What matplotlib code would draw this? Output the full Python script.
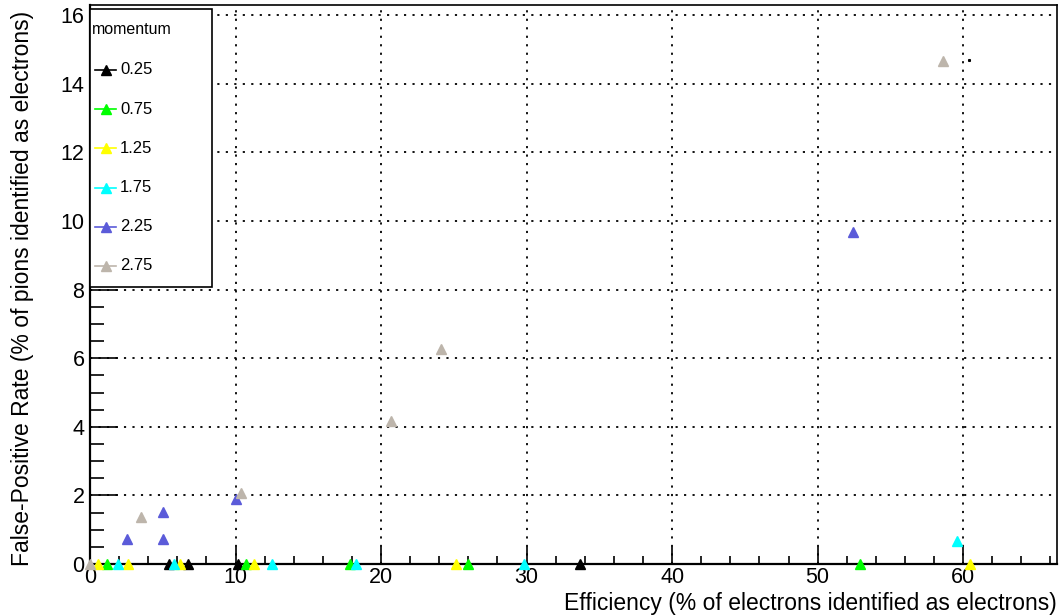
...
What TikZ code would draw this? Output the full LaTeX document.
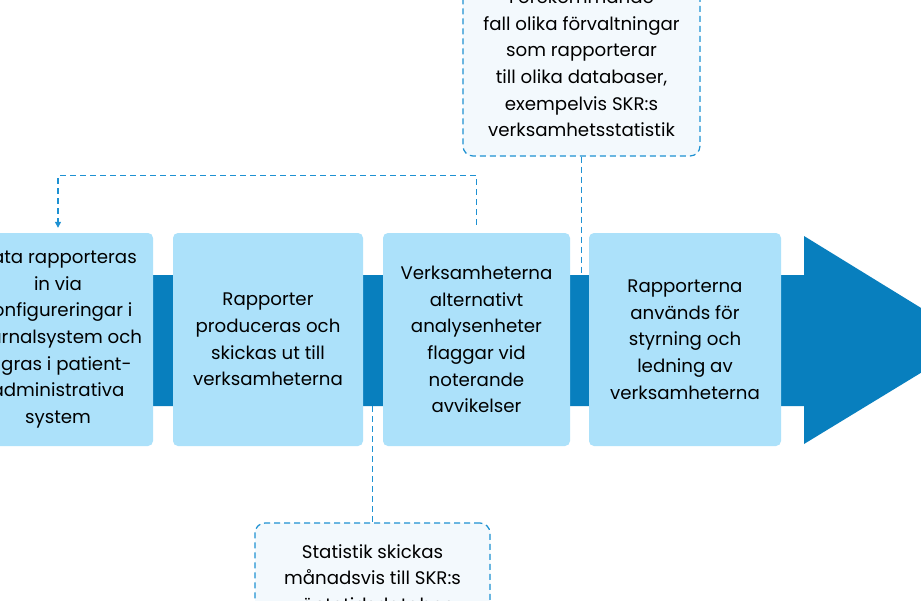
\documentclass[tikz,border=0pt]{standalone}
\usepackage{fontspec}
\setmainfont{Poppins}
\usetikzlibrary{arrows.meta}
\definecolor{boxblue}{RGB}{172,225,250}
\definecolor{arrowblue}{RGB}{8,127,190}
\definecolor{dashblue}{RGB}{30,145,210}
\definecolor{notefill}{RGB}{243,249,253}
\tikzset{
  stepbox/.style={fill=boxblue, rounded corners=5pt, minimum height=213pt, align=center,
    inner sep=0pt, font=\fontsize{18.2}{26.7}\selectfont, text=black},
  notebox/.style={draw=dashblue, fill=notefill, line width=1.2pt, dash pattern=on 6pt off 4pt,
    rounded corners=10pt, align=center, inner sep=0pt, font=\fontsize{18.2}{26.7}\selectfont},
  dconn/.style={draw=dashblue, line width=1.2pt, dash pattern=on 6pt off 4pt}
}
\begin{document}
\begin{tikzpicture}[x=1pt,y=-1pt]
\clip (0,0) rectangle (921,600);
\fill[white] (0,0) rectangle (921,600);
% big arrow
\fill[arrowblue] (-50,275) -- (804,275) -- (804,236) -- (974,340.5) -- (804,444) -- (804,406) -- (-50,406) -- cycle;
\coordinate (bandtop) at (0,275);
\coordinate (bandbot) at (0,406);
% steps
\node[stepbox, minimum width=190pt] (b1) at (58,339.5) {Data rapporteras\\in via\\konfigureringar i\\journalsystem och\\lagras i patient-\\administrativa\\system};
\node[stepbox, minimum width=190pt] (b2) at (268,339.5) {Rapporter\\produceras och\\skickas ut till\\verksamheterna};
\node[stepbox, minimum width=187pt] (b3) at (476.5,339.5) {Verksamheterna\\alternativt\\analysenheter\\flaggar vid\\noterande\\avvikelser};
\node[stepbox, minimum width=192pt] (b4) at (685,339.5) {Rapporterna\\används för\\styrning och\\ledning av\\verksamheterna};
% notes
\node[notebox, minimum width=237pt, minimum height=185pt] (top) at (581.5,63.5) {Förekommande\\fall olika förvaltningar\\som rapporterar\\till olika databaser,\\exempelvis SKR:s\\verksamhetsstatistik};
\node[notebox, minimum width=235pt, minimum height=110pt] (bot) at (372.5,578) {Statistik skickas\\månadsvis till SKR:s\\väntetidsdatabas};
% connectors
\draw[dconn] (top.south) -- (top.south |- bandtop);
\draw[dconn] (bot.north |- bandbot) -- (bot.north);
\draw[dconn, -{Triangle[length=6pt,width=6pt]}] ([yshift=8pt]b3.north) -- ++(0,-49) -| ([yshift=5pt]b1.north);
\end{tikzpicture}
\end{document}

• PROBLEM DESCRIPTION: Where a line in the material contains "code", copy that line.

• IN RESPONSE:
What matplotlib code would draw this? Output the full Python script.
What TikZ code would draw this? Output the full LaTeX document.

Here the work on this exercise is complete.